Sunderman spoke of customers being engaged to respond to peak prices, and using efficiency, conservation, and customer response to manage and reduce peaks.

Such behavior is simply inconsistent with a capacity market, for several reasons:

• With the 12-month capacity tag, customers are not rewarded for reducing peak demand immediately (and must continue to pay for their original PLC), depressing customer willingness to engage in such behavior

• In theory, the grid should never enter scarcity pricing with a capacity market, since "resource adequacy" has been assured (realistically, as seen in the eastern RTOs, this is simply not true, but that is all the more reason, if the goal is to eliminate "volatility" in the energy market, not to waste billions on a market design that does not actually reduce volatility). However, sticking with the theory, customers will have little incentive in a capacity market to manage their peak, because peak power prices are being subsidized across all customers. With all customers forced to pay the fixed costs of peak power plants, not just those users who use the most energy at peak, peak power prices will be depressed, making it less economic for individual customers to manage their peak. This, ironically, will actually lead to "peak creep", as unlike in the energy market, individual customers do not see their actual costs of being served at peak times due to distortions from capacity subsidies.

"Getting serious about energy conservation means that consumers must anticipate the true cost of energy, and conservation must be in the hand of the consumer," Sunderman said.
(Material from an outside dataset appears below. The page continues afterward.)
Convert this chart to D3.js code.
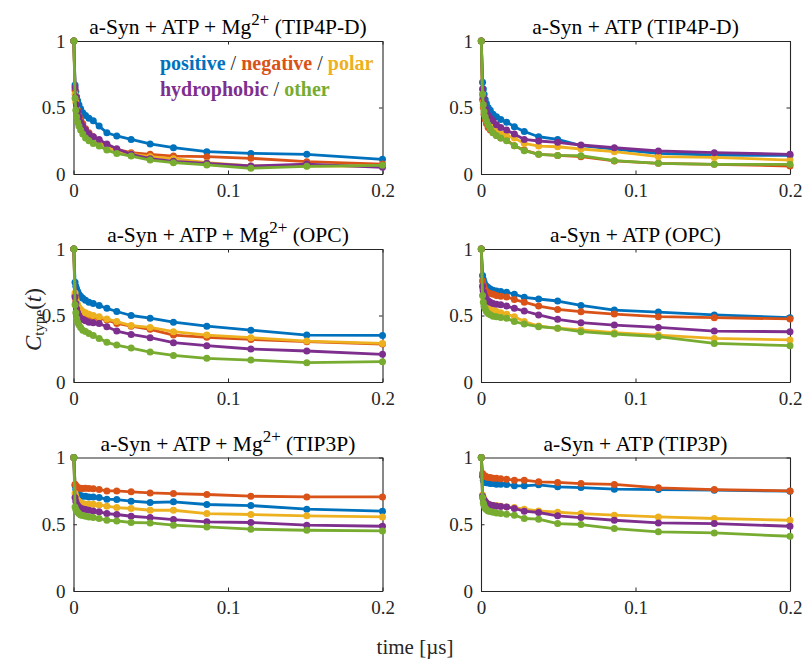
<!DOCTYPE html>
<html>
<head>
<meta charset="utf-8">
<script src="https://cdn.jsdelivr.net/npm/d3@7/dist/d3.min.js"></script>
<style>
  body { margin: 0; background: #fff; }
  svg { display: block; font-family: "Liberation Serif", "Times New Roman", serif; }
  svg text { font-family: "Liberation Serif", "Times New Roman", serif; }
</style>
</head>
<body>
<svg id="chart" width="805" height="662"></svg>
<script>
// ---------------- DATA ----------------
const times = [0.0002, 0.001, 0.0015, 0.002, 0.0027, 0.0035, 0.0046, 0.006, 0.0078, 0.0100, 0.0128,
               0.0166, 0.0216, 0.028, 0.0373, 0.0496, 0.0647, 0.0863, 0.1148, 0.151, 0.2];
const categories = ["positive", "negative", "polar", "hydrophobic", "other"];
const colors = ["#0072BD", "#D95319", "#EDB120", "#7E2F8E", "#77AC30"];
const xTicks = [0, 0.1, 0.2];
const xTickLabels = ["0", "0.1", "0.2"];
const yTicks = [0, 0.5, 1];
const yTickLabels = ["0", "0.5", "1"];

// series order: positive, negative, polar, hydrophobic, other
const tip4pdMg = [
  [1, 0.67, 0.62, 0.58, 0.55, 0.52, 0.49, 0.46, 0.44, 0.42, 0.40, 0.36, 0.31, 0.286, 0.26, 0.226, 0.198, 0.168, 0.155, 0.148, 0.11],
  [1, 0.63, 0.57, 0.52, 0.48, 0.44, 0.41, 0.38, 0.34, 0.31, 0.28, 0.25, 0.215, 0.185, 0.16, 0.148, 0.135, 0.13, 0.118, 0.093, 0.075],
  [1, 0.60, 0.54, 0.49, 0.45, 0.41, 0.38, 0.35, 0.32, 0.29, 0.26, 0.23, 0.20, 0.175, 0.15, 0.13, 0.115, 0.085, 0.06, 0.06, 0.06],
  [1, 0.65, 0.58, 0.52, 0.47, 0.43, 0.39, 0.36, 0.33, 0.30, 0.28, 0.26, 0.225, 0.19, 0.148, 0.115, 0.095, 0.08, 0.06, 0.075, 0.05],
  [1, 0.57, 0.48, 0.43, 0.39, 0.36, 0.33, 0.30, 0.27, 0.25, 0.23, 0.21, 0.18, 0.155, 0.135, 0.105, 0.085, 0.068, 0.043, 0.058, 0.065]
];
const tip4pd = [
  [1, 0.69, 0.64, 0.60, 0.56, 0.53, 0.50, 0.48, 0.45, 0.43, 0.41, 0.39, 0.356, 0.32, 0.28, 0.26, 0.213, 0.188, 0.155, 0.143, 0.14],
  [1, 0.56, 0.50, 0.45, 0.41, 0.38, 0.35, 0.33, 0.31, 0.29, 0.27, 0.255, 0.213, 0.18, 0.148, 0.14, 0.13, 0.098, 0.08, 0.073, 0.06],
  [1, 0.60, 0.54, 0.50, 0.46, 0.43, 0.40, 0.37, 0.34, 0.32, 0.30, 0.29, 0.27, 0.23, 0.21, 0.205, 0.188, 0.168, 0.13, 0.125, 0.105],
  [1, 0.64, 0.58, 0.54, 0.50, 0.47, 0.44, 0.42, 0.40, 0.37, 0.35, 0.33, 0.30, 0.26, 0.248, 0.238, 0.218, 0.198, 0.173, 0.16, 0.148],
  [1, 0.60, 0.52, 0.47, 0.43, 0.40, 0.37, 0.34, 0.31, 0.29, 0.27, 0.25, 0.213, 0.175, 0.148, 0.14, 0.138, 0.10, 0.08, 0.073, 0.073]
];
const opcMg = [
  [1, 0.75, 0.72, 0.70, 0.68, 0.66, 0.645, 0.63, 0.615, 0.60, 0.59, 0.575, 0.554, 0.53, 0.50, 0.48, 0.45, 0.42, 0.39, 0.353, 0.35],
  [1, 0.65, 0.61, 0.58, 0.56, 0.545, 0.53, 0.515, 0.505, 0.50, 0.49, 0.48, 0.466, 0.44, 0.42, 0.396, 0.353, 0.336, 0.32, 0.303, 0.285],
  [1, 0.67, 0.63, 0.60, 0.58, 0.56, 0.545, 0.53, 0.52, 0.51, 0.50, 0.49, 0.474, 0.454, 0.424, 0.41, 0.378, 0.353, 0.333, 0.308, 0.29],
  [1, 0.64, 0.59, 0.55, 0.52, 0.50, 0.48, 0.47, 0.46, 0.45, 0.445, 0.44, 0.416, 0.383, 0.358, 0.333, 0.296, 0.273, 0.248, 0.233, 0.208],
  [1, 0.58, 0.52, 0.48, 0.45, 0.43, 0.41, 0.39, 0.38, 0.365, 0.35, 0.328, 0.298, 0.278, 0.255, 0.225, 0.20, 0.178, 0.165, 0.145, 0.153]
];
const opc = [
  [1, 0.80, 0.77, 0.75, 0.73, 0.72, 0.71, 0.70, 0.69, 0.685, 0.68, 0.675, 0.66, 0.637, 0.624, 0.609, 0.576, 0.541, 0.526, 0.504, 0.484],
  [1, 0.76, 0.73, 0.71, 0.69, 0.68, 0.67, 0.665, 0.66, 0.65, 0.645, 0.64, 0.62, 0.60, 0.571, 0.546, 0.529, 0.511, 0.491, 0.484, 0.474],
  [1, 0.70, 0.65, 0.62, 0.60, 0.58, 0.56, 0.55, 0.54, 0.53, 0.52, 0.51, 0.491, 0.454, 0.421, 0.404, 0.391, 0.371, 0.353, 0.328, 0.316],
  [1, 0.72, 0.68, 0.66, 0.64, 0.62, 0.61, 0.60, 0.59, 0.585, 0.58, 0.571, 0.554, 0.534, 0.504, 0.471, 0.446, 0.428, 0.41, 0.383, 0.378],
  [1, 0.65, 0.60, 0.57, 0.55, 0.53, 0.515, 0.505, 0.495, 0.49, 0.485, 0.479, 0.454, 0.436, 0.416, 0.404, 0.378, 0.361, 0.341, 0.29, 0.273]
];
const tip3pMg = [
  [1, 0.79, 0.76, 0.74, 0.73, 0.72, 0.715, 0.71, 0.71, 0.705, 0.705, 0.70, 0.688, 0.685, 0.673, 0.663, 0.668, 0.648, 0.64, 0.613, 0.598],
  [1, 0.80, 0.79, 0.78, 0.775, 0.77, 0.77, 0.768, 0.77, 0.768, 0.766, 0.76, 0.75, 0.75, 0.743, 0.735, 0.73, 0.723, 0.71, 0.705, 0.705],
  [1, 0.73, 0.71, 0.69, 0.68, 0.67, 0.66, 0.655, 0.65, 0.65, 0.65, 0.645, 0.635, 0.625, 0.618, 0.605, 0.605, 0.58, 0.573, 0.563, 0.555],
  [1, 0.70, 0.67, 0.65, 0.64, 0.63, 0.62, 0.615, 0.61, 0.605, 0.60, 0.593, 0.58, 0.573, 0.56, 0.55, 0.535, 0.518, 0.513, 0.493, 0.485],
  [1, 0.63, 0.61, 0.60, 0.59, 0.58, 0.57, 0.565, 0.56, 0.555, 0.55, 0.543, 0.53, 0.525, 0.513, 0.51, 0.493, 0.48, 0.463, 0.455, 0.45]
];
const tip3p = [
  [1, 0.86, 0.83, 0.82, 0.815, 0.81, 0.81, 0.805, 0.805, 0.80, 0.80, 0.798, 0.788, 0.788, 0.795, 0.78, 0.775, 0.763, 0.76, 0.755, 0.748],
  [1, 0.88, 0.87, 0.865, 0.86, 0.855, 0.85, 0.85, 0.845, 0.845, 0.84, 0.838, 0.83, 0.83, 0.818, 0.813, 0.805, 0.798, 0.773, 0.76, 0.75],
  [1, 0.72, 0.70, 0.68, 0.67, 0.66, 0.65, 0.645, 0.64, 0.64, 0.635, 0.63, 0.625, 0.613, 0.60, 0.59, 0.58, 0.568, 0.555, 0.543, 0.53],
  [1, 0.71, 0.69, 0.68, 0.67, 0.66, 0.65, 0.645, 0.64, 0.635, 0.633, 0.63, 0.618, 0.598, 0.588, 0.563, 0.55, 0.53, 0.51, 0.505, 0.485],
  [1, 0.70, 0.66, 0.64, 0.62, 0.61, 0.60, 0.595, 0.59, 0.585, 0.58, 0.575, 0.568, 0.543, 0.538, 0.505, 0.498, 0.468, 0.443, 0.435, 0.41]
];

const panels = [
  { title: ["a-Syn + ATP + Mg", "2+", " (TIP4P-D)"], series: tip4pdMg, legend: true },
  { title: ["a-Syn + ATP (TIP4P-D)"], series: tip4pd },
  { title: ["a-Syn + ATP + Mg", "2+", " (OPC)"], series: opcMg },
  { title: ["a-Syn + ATP (OPC)"], series: opc },
  { title: ["a-Syn + ATP + Mg", "2+", " (TIP3P)"], series: tip3pMg },
  { title: ["a-Syn + ATP (TIP3P)"], series: tip3p }
];

// ---------------- LAYOUT ----------------
const FONT = "'Liberation Serif', 'Times New Roman', serif";
const svg = d3.select("#chart");
const textColor = "#262626";
const colX = [[73.5, 382.5], [481, 790]];
const rowY = [[41, 174], [249, 382], [457.5, 591]];

panels.forEach((p, idx) => {
  const col = idx % 2, row = Math.floor(idx / 2);
  const [xl, xr] = colX[col];
  const [yt, yb] = rowY[row];
  const x = d3.scaleLinear().domain([0, 0.2]).range([xl, xr]);
  const y = d3.scaleLinear().domain([0, 1]).range([yb, yt]);
  const g = svg.append("g");

  const fmtX = (d, i) => xTickLabels[i];
  const fmtY = (d, i) => yTickLabels[i];
  const axB = g.append("g").attr("transform", `translate(0,${yb})`)
    .call(d3.axisBottom(x).tickValues(xTicks).tickFormat(fmtX).tickSizeInner(-3.5).tickSizeOuter(0).tickPadding(10));
  const axT = g.append("g").attr("transform", `translate(0,${yt})`)
    .call(d3.axisTop(x).tickValues(xTicks).tickFormat("").tickSizeInner(-3.5).tickSizeOuter(0));
  const axL = g.append("g").attr("transform", `translate(${xl},0)`)
    .call(d3.axisLeft(y).tickValues(yTicks).tickFormat(fmtY).tickSizeInner(-3.5).tickSizeOuter(0).tickPadding(8));
  const axR = g.append("g").attr("transform", `translate(${xr},0)`)
    .call(d3.axisRight(y).tickValues(yTicks).tickFormat("").tickSizeInner(-3.5).tickSizeOuter(0));
  [axB, axT, axL, axR].forEach(a => {
    a.attr("font-family", FONT).attr("font-size", 19);
    a.selectAll("path.domain").attr("stroke", textColor).attr("stroke-width", 1.1);
    a.selectAll(".tick line").attr("stroke", textColor).attr("stroke-width", 1);
    a.selectAll(".tick text").attr("fill", textColor);
  });

  const line = d3.line().x((d, i) => x(times[i])).y(d => y(d));
  p.series.forEach((vals, si) => {
    g.append("path").datum(vals)
      .attr("d", line).attr("fill", "none")
      .attr("stroke", colors[si]).attr("stroke-width", 2.8)
      .attr("stroke-linejoin", "round");
    g.selectAll(null).data(vals).enter().append("circle")
      .attr("cx", (d, i) => x(times[i])).attr("cy", d => y(d))
      .attr("r", 3.5).attr("fill", colors[si]);
  });

  const t = g.append("text")
    .attr("x", (xl + xr) / 2).attr("y", yt - 7)
    .attr("text-anchor", "middle").attr("fill", "#000")
    .attr("font-family", FONT).attr("font-size", 21.5);
  t.append("tspan").text(p.title[0]);
  if (p.title.length > 1) {
    t.append("tspan").text(p.title[1]).attr("dy", -9).attr("font-size", 17);
    t.append("tspan").text(p.title[2]).attr("dy", 9);
  }

  if (p.legend) {
    const lg = g.append("g").attr("font-family", FONT).attr("font-size", 20);
    const l1 = lg.append("text").attr("x", 160).attr("y", 70).attr("xml:space", "preserve");
    const parts1 = [[categories[0], 0], [" / ", -1], [categories[1], 1], [" / ", -1], [categories[2], 2]];
    parts1.forEach(([s, ci]) => {
      l1.append("tspan").text(s)
        .attr("fill", ci < 0 ? textColor : colors[ci])
        .attr("font-weight", ci < 0 ? "normal" : "bold");
    });
    const l2 = lg.append("text").attr("x", 160).attr("y", 95.5).attr("xml:space", "preserve");
    const parts2 = [[categories[3], 3], [" / ", -1], [categories[4], 4]];
    parts2.forEach(([s, ci]) => {
      l2.append("tspan").text(s)
        .attr("fill", ci < 0 ? textColor : colors[ci])
        .attr("font-weight", ci < 0 ? "normal" : "bold");
    });
  }
});

// y label
const yl = svg.append("text")
  .attr("transform", "translate(41,351) rotate(-90)")
  .attr("text-anchor", "start").attr("fill", textColor)
  .attr("font-family", FONT).attr("font-size", 23);
yl.append("tspan").text("C").attr("font-style", "italic");
yl.append("tspan").text("type").attr("dy", 3).attr("font-size", 15);
yl.append("tspan").text("(").attr("dy", -3);
yl.append("tspan").text("t").attr("font-style", "italic");
yl.append("tspan").text(")");

// x label
svg.append("text")
  .attr("x", 415).attr("y", 654)
  .attr("text-anchor", "middle").attr("fill", textColor)
  .attr("font-family", FONT).attr("font-size", 21)
  .text("time [\u00B5s]");
</script>
</body>
</html>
This does not happen with a capacity market, where peak power prices are subsidized and depressed (due to the excess reserves), while any actions taken by the customer to manage their peak are not immediately rewarded

Sunderman said that focus must be on finding ways to, "change consumers' thought patterns and to reduce the overall peak need and peak usage of power in Texas."

The capacity market, with its subsidized peak electric prices and muted real-time signals to customers, is simply ill-equipped to achieve these goals.